Il giorno dopo partiamo per la riserva di Andasibe, lungo una strada molto trafficata da enormi camion, spesso in avaria. Ci fermiamo alla Riserva Peyrieras, dove entriamo in contatto con pitoni, gechi, farfalle giganti, coccodrilli e decine di camaleonti di tutte le specie, da quello nano a quello gigante, ammirandoli mentre virano di colore quando vengono spostati.
Arriviamo al nostro hotel che ci ospiterà, per fortuna, una sola notte. I bungalow sono carini, immersi nella foresta pluviale, ma fa molto freddo e la notte “dormiremo” vestiti sotto un mega strato di coperte umidissime. La sera decidiamo di fare un’escursione notturna all’interno del Parco Mitsinjo e con la guida facciamo un bel tragitto in mezzo alla foresta, alla ricerca dei lemuri notturni. Ne abbiamo visti un paio, insieme a strani ranocchi e qualche camaleonte.
L’indomani ci svegliamo con gli urli dell’Indri-Indri, un lemure che emette un urlo udibile a chilometri di distanza, ma che probabilmente era vicino al nostro bungalow. Dovevamo svegliarci presto per fare il tour del parco di Andasibe-Mantadia e vedere l’Indri-Indri, ma siamo veramente stanchi, anche per via della sindrome gastrointestinale che non ci vuole abbandonare e decidiamo di andare nella più tranquilla riserva privata dell’Hotel Vakona. La riserva è permanente enorme. C’è un lago con un’isola popolata da numerosi lemuri, tra l’altro una specie che non avevamo ancora visto, raggiungibile con un breve giro in canoa. C’è perfino un centro equestre, campi da tennis ed un grande allevamento di coccodrilli. Abbiamo avuto la fortuna di visitarlo proprio nel giorno settimanale (il sabato) dedicato al pasto di questi enormi rettili. Inquietantissimo. Abbiamo assistito a tutte le fasi: dall’arrivo di zebù già a pezzettoni, al taglio con l’accetta per fare le parti, alla lotta di due cani di passaggio per un osso caduto, al caricamento del cibo su una cariola, al richiamo tramite tamburo delle decine di coccodrilli che si sono radunati nello spazio dedicato. Il lancio della carne era seguito da un rumore inquietante di chiusura di fauci, a vederli facevano veramente impressione.

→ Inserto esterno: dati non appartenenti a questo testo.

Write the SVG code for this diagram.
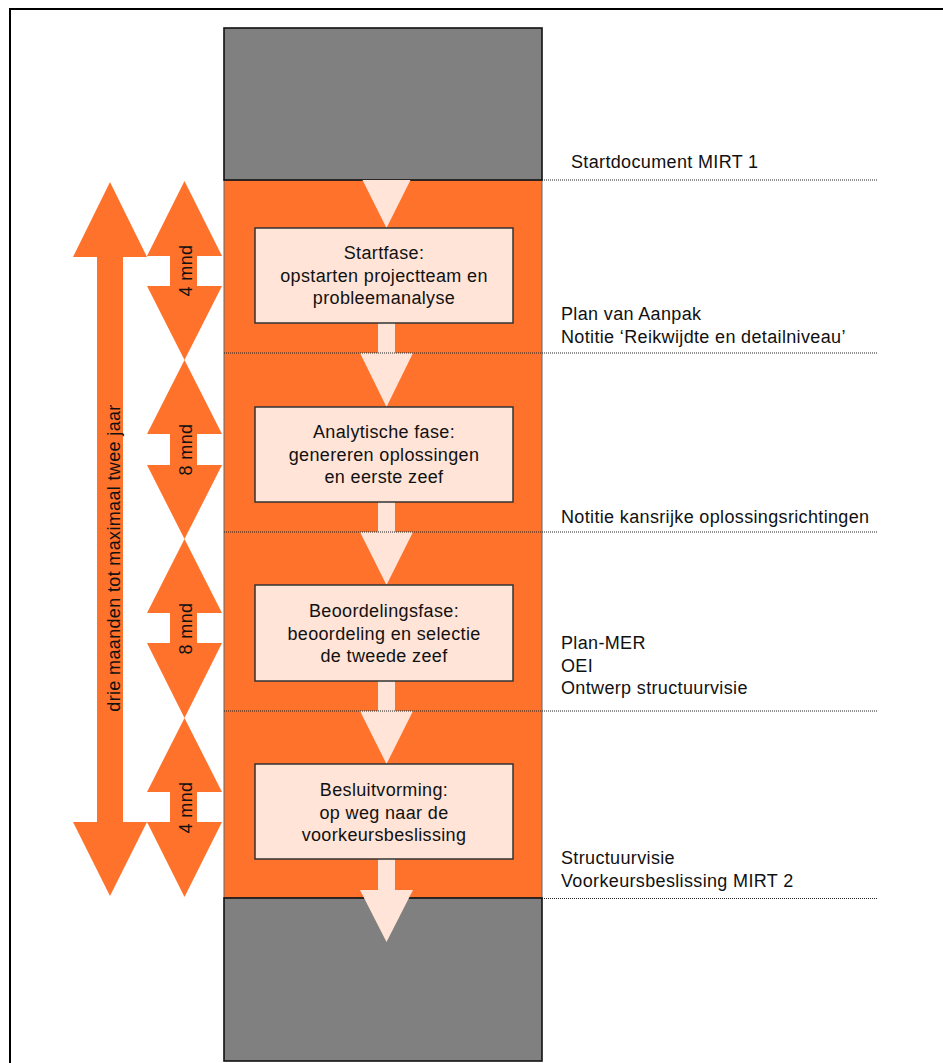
<svg xmlns="http://www.w3.org/2000/svg" width="943" height="1063" viewBox="0 0 943 1063">
<style>
text{font-family:"Liberation Sans",Arial,sans-serif;font-size:18px;fill:#111;letter-spacing:0.35px}
.c{text-anchor:middle}
.gray{fill:#808080;stroke:#111;stroke-width:1.6}
.orange{fill:#FF722B}
.box{fill:#FFE4D7;stroke:#333;stroke-width:1.5}
.flow{fill:#FFE4D7}
.dot{stroke:#222;stroke-width:1;stroke-dasharray:1 1;fill:none}
.dur{fill:#FF722B}
</style>
<rect width="943" height="1063" fill="#fff"/>
<g id="frame">
<path d="M10 1063 V9 H943" fill="none" stroke="#000" stroke-width="2"/>
</g>
<g id="column">
<rect class="orange" x="224" y="180" width="318" height="718" stroke="#666" stroke-width="1"/>
<rect class="gray" x="224" y="28" width="318" height="152"/>
<rect class="gray" x="224" y="898" width="318" height="163"/>
</g>
<g id="connectors">
<polygon class="flow" points="362.5,180 410.5,180 386.5,228"/>
<rect class="flow" x="378" y="323" width="17" height="31"/>
<polygon class="flow" points="360,353 413,353 386.5,407"/>
<rect class="flow" x="378" y="502" width="17" height="31"/>
<polygon class="flow" points="360,532 413,532 386.5,585"/>
<rect class="flow" x="378" y="681" width="17" height="31"/>
<polygon class="flow" points="360,711 413,711 386.5,764"/>
<rect class="flow" x="378" y="859" width="17" height="32"/>
<polygon class="flow" points="360,890 413,890 386.5,942"/>
</g>
<g id="dotted-lines">
<line class="dot" x1="542" y1="180" x2="877" y2="180"/>
<line class="dot" x1="224" y1="353" x2="877" y2="353"/>
<line class="dot" x1="224" y1="532" x2="877" y2="532"/>
<line class="dot" x1="224" y1="711" x2="877" y2="711"/>
<line class="dot" x1="542" y1="898.5" x2="877" y2="898.5"/>
</g>
<g id="node-startfase">
<rect class="box" x="255" y="228" width="258" height="95"/>
<text class="c" x="384" y="259">Startfase:</text>
<text class="c" x="384" y="282">opstarten projectteam en</text>
<text class="c" x="384" y="304">probleemanalyse</text>
</g>
<g id="node-analytische">
<rect class="box" x="255" y="407" width="258" height="95"/>
<text class="c" x="384" y="438">Analytische fase:</text>
<text class="c" x="384" y="461">genereren oplossingen</text>
<text class="c" x="384" y="483">en eerste zeef</text>
</g>
<g id="node-beoordeling">
<rect class="box" x="255" y="585" width="258" height="96"/>
<text class="c" x="384" y="617">Beoordelingsfase:</text>
<text class="c" x="384" y="640">beoordeling en selectie</text>
<text class="c" x="384" y="662">de tweede zeef</text>
</g>
<g id="node-besluit">
<rect class="box" x="255" y="764" width="258" height="95"/>
<text class="c" x="384" y="796">Besluitvorming:</text>
<text class="c" x="384" y="819">op weg naar de</text>
<text class="c" x="384" y="841">voorkeursbeslissing</text>
</g>
<g id="duration-total">
<polygon class="dur" points="110,182 147,257 123,257 123,822 147,822 110,896 73,822 97,822 97,257 73,257"/>
<text class="c" transform="translate(120,558) rotate(-90)">drie maanden tot maximaal twee jaar</text>
</g>
<g id="duration-1">
<polygon class="dur" points="184.5,181 222,256 197,256 197,286 222,286 184.5,360 147,286 170,286 170,256 147,256"/>
<text class="c" transform="translate(191.5,270.5) rotate(-90)">4 mnd</text>
</g>
<g id="duration-2">
<polygon class="dur" points="184.5,360 222,434 197,434 197,465 222,465 184.5,539 147,465 170,465 170,434 147,434"/>
<text class="c" transform="translate(191.5,449.5) rotate(-90)">8 mnd</text>
</g>
<g id="duration-3">
<polygon class="dur" points="184.5,539 222,613 197,613 197,643 222,643 184.5,718 147,643 170,643 170,613 147,613"/>
<text class="c" transform="translate(191.5,628.5) rotate(-90)">8 mnd</text>
</g>
<g id="duration-4">
<polygon class="dur" points="184.5,718 222,792 197,792 197,822 222,822 184.5,897 147,822 170,822 170,792 147,792"/>
<text class="c" transform="translate(191.5,807.5) rotate(-90)">4 mnd</text>
</g>
<g id="milestones">
<text x="571" y="168">Startdocument MIRT 1</text>
<text x="561" y="320">Plan van Aanpak</text>
<text x="561" y="343">Notitie ‘Reikwijdte en detailniveau’</text>
<text x="561" y="523">Notitie kansrijke oplossingsrichtingen</text>
<text x="561" y="649">Plan-MER</text>
<text x="561" y="672">OEI</text>
<text x="561" y="694">Ontwerp structuurvisie</text>
<text x="561" y="864">Structuurvisie</text>
<text x="561" y="887">Voorkeursbeslissing MIRT 2</text>
</g>
</svg>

Nella riserva c’erano altri recinti con animali tipici della zona, tra cui il ricercatissimo e quasi estinto fossa: è un predatore che si nutre di lemuri ed altri animali, assomiglia ad un gatto gigante che vuole trasformarsi in puma. A prima vista sembra tranquillo, ma quando Valentina si è appoggiata alla rete, la guida ha urlato subito di spostarsi … in effetti il fossa le si era già avvicinato per tentare di assaporarla.
Ritorniamo ad Antananarivo e facciamo un po’ di tour per la capitale, tra piccoli e caratteristici mercatini disseminati qua e là e le famose scalinate.

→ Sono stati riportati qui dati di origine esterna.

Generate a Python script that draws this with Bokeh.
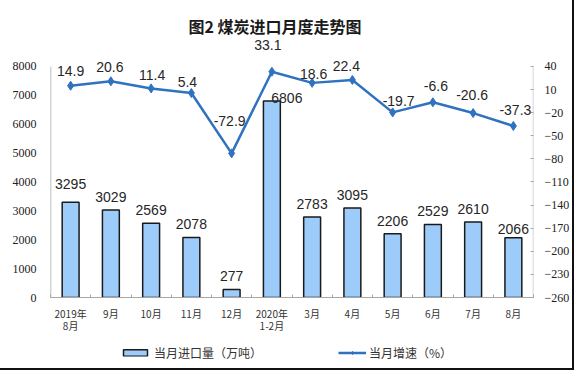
from bokeh.plotting import figure
from bokeh.layouts import column
from bokeh.models import (Range1d, LinearAxis, FixedTicker, ColumnDataSource,
                          LabelSet, Legend, LegendItem, Title)
from bokeh.core.properties import value
from bokeh.embed import file_html
from bokeh.resources import INLINE

# ---- data ----
months = ["2019年\n8月", "9月", "10月", "11月", "12月", "2020年\n1-2月",
          "3月", "4月", "5月", "6月", "7月", "8月"]
imports = [3295, 3029, 2569, 2078, 277, 6806, 2783, 3095, 2206, 2529, 2610, 2066]
growth = [14.9, 20.6, 11.4, 5.4, -72.9, 33.1, 18.6, 22.4, -19.7, -6.6, -20.6, -37.3]
left_ticks = [0, 1000, 2000, 3000, 4000, 5000, 6000, 7000, 8000]
right_ticks = [-260, -230, -200, -170, -140, -110, -80, -50, -20, 10, 40]

# ---- label nudges (pixels) ----
imp_dx = [0, 0, 0, 0, 0, 15, 0, 0, 0, 0, 0, 0]
imp_dy = [18, 13, 13, 13, 13, 3, 13, 13, 13, 13, 13, 9]
gr_dx = [0, -1, 1, -4, -2, -4, 1.5, -6, 6, 3, -1, 2]
gr_dy = [15, 14.5, 13, 11, 32, 27, 8.5, 14, 11, 16, 18, 16]

# ---- layout constants ----
W = 572
H_MAIN, H_LEG = 336, 32
BL, BR, BT, BB = 50, 38, 37, 38
FRAME_H = H_MAIN - BT - BB   # includes room above the axes for labels
AXIS_H = 232                 # pixel height spanned by the value axes

n = len(months)
xc = [i + 0.5 for i in range(n)]

lmin, lmax = min(left_ticks), max(left_ticks)
rmin, rmax = min(right_ticks), max(right_ticks)
l_top = lmin + (lmax - lmin) * FRAME_H / AXIS_H
r_top = rmin + (rmax - rmin) * FRAME_H / AXIS_H

src = ColumnDataSource(dict(
    x=xc, imports=imports, growth=growth,
    imp_text=[str(v) for v in imports], gr_text=[str(v) for v in growth],
    imp_dx=imp_dx, imp_dy=imp_dy, gr_dx=gr_dx, gr_dy=gr_dy,
))

p = figure(width=W, height=H_MAIN, min_border_left=BL, min_border_right=BR,
           min_border_top=BT, min_border_bottom=BB,
           x_range=Range1d(0, n), y_range=Range1d(lmin, l_top),
           output_backend="svg", toolbar_location=None, tools="")
p.extra_y_ranges = {"right": Range1d(rmin, r_top)}

p.xgrid.visible = False
p.ygrid.visible = False
p.outline_line_color = None
p.background_fill_color = "white"
p.border_fill_color = "white"

axis_gray = "#a6a6a6"
tick_font = "Liberation Serif"
bar_fill, bar_line = "#9dcbfa", "#1a1a1a"
line_color = "#2f72c0"

# title
p.add_layout(Title(text="图2  煤炭进口月度走势图", align="left", offset=138, standoff=0,
                   text_font="Noto Sans CJK SC", text_font_size="16px",
                   text_font_style="bold", text_color="#1a1a1a"), "above")

# bottom axis
xa = p.xaxis[0]
xa.ticker = FixedTicker(ticks=xc, minor_ticks=list(range(n + 1)))
xa.major_label_overrides = {x: m for x, m in zip(xc, months)}
xa.major_tick_in = 0
xa.major_tick_out = 0
xa.minor_tick_in = 3
xa.minor_tick_out = 0
xa.minor_tick_line_color = axis_gray
xa.axis_line_color = axis_gray
xa.major_label_standoff = 8
xa.major_label_text_font = "Noto Sans CJK SC"
xa.major_label_text_font_size = "10px"
xa.major_label_text_color = "#333333"
xa.major_label_text_line_height = 0.85

# left axis
ya = p.yaxis[0]
ya.ticker = FixedTicker(ticks=left_ticks)
ya.major_tick_in = 0
ya.major_tick_out = 0
ya.minor_tick_line_color = None
ya.axis_line_color = None
ya.major_label_standoff = 14
ya.major_label_text_font = tick_font
ya.major_label_text_font_size = "12px"
ya.major_label_text_color = "#222222"

# right axis
ra = LinearAxis(y_range_name="right", ticker=FixedTicker(ticks=right_ticks))
ra.major_tick_in = 3
ra.major_tick_out = 0
ra.major_tick_line_color = axis_gray
ra.minor_tick_line_color = None
ra.axis_line_color = None
ra.major_label_standoff = 11
ra.major_label_text_font = tick_font
ra.major_label_text_font_size = "12px"
ra.major_label_text_color = "#222222"
p.add_layout(ra, "right")

# axis lines limited to the tick span
p.segment(x0=[0], y0=[lmin], x1=[0], y1=[lmax], line_color=axis_gray, line_width=1.5)
p.segment(x0=[n], y0=[rmin], x1=[n], y1=[rmax], y_range_name="right",
          line_color="#c8c8c8", line_width=1.5)

# bars
bars = p.vbar(x="x", top="imports", width=0.42, source=src,
              fill_color=bar_fill, line_color=bar_line, line_width=1.5)

# line + markers
ln = p.line(x="x", y="growth", y_range_name="right", source=src,
            line_color=line_color, line_width=2.5)
mk = p.scatter(x="x", y="growth", y_range_name="right", source=src,
               marker="diamond", size=9, fill_color=line_color, line_color=line_color)

lab_font = value("Liberation Sans")
p.add_layout(LabelSet(x="x", y="imports", text="imp_text", source=src,
                      x_offset="imp_dx", y_offset="imp_dy",
                      text_align="center", text_baseline="middle",
                      text_font=lab_font, text_font_size="14px", text_color="#262626"))
p.add_layout(LabelSet(x="x", y="growth", y_range_name="right", text="gr_text", source=src,
                      x_offset="gr_dx", y_offset="gr_dy",
                      text_align="center", text_baseline="middle",
                      text_font=lab_font, text_font_size="14px", text_color="#262626"))

# ---- legend strip below the chart (legend-only swatches, nothing plotted) ----
lf = figure(width=W, height=H_LEG, x_range=Range1d(0, 1), y_range=Range1d(0, 1),
            min_border=0, x_axis_location=None, y_axis_location=None,
            output_backend="svg", toolbar_location=None, tools="")
lf.grid.visible = False
lf.outline_line_color = None
lf.background_fill_color = "white"
lf.border_fill_color = "white"
nan = float("nan")
lb = lf.vbar(x=[nan], top=[nan], width=0.1,
             fill_color=bar_fill, line_color=bar_line, line_width=1.5)
ll = lf.line(x=[nan], y=[nan], line_color=line_color, line_width=2.5)
lm = lf.scatter(x=[nan], y=[nan], marker="diamond", size=9,
                fill_color=line_color, line_color=line_color)

leg_style = dict(orientation="horizontal", location="center_left", padding=0,
                 glyph_height=8, label_height=12, border_line_alpha=0,
                 background_fill_alpha=0, label_text_font="Noto Sans CJK SC",
                 label_text_font_size="12px", label_text_color="#333333")
lg1 = Legend(items=[LegendItem(label="当月进口量（万吨）", renderers=[lb])],
             margin=70, glyph_width=30, label_standoff=4, **leg_style)
lg2 = Legend(items=[LegendItem(label="当月增速（%）", renderers=[ll, lm])],
             margin=288, glyph_width=28, label_standoff=3, **leg_style)
lf.add_layout(lg1)
lf.add_layout(lg2)

layout = column(p, lf, spacing=0)
layout.styles = {"border-right": "2px solid #111", "border-bottom": "2px solid #111"}

open("out.html", "w").write(file_html(layout, INLINE))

E’ giunta l’ora dei saluti … dobbiamo dirigerci verso l’aeroporto per il viaggio di ritorno. In aereo ripensiamo all’impegnativo tour, alla comodità di un viaggio “personalizzato” ed adattato anche al momento, dove potevamo fermarci quando c’era da fare e da vedere qualcosa di interessante, riuscendo a scoprire ed assaporare questo mondo veramente primitivo.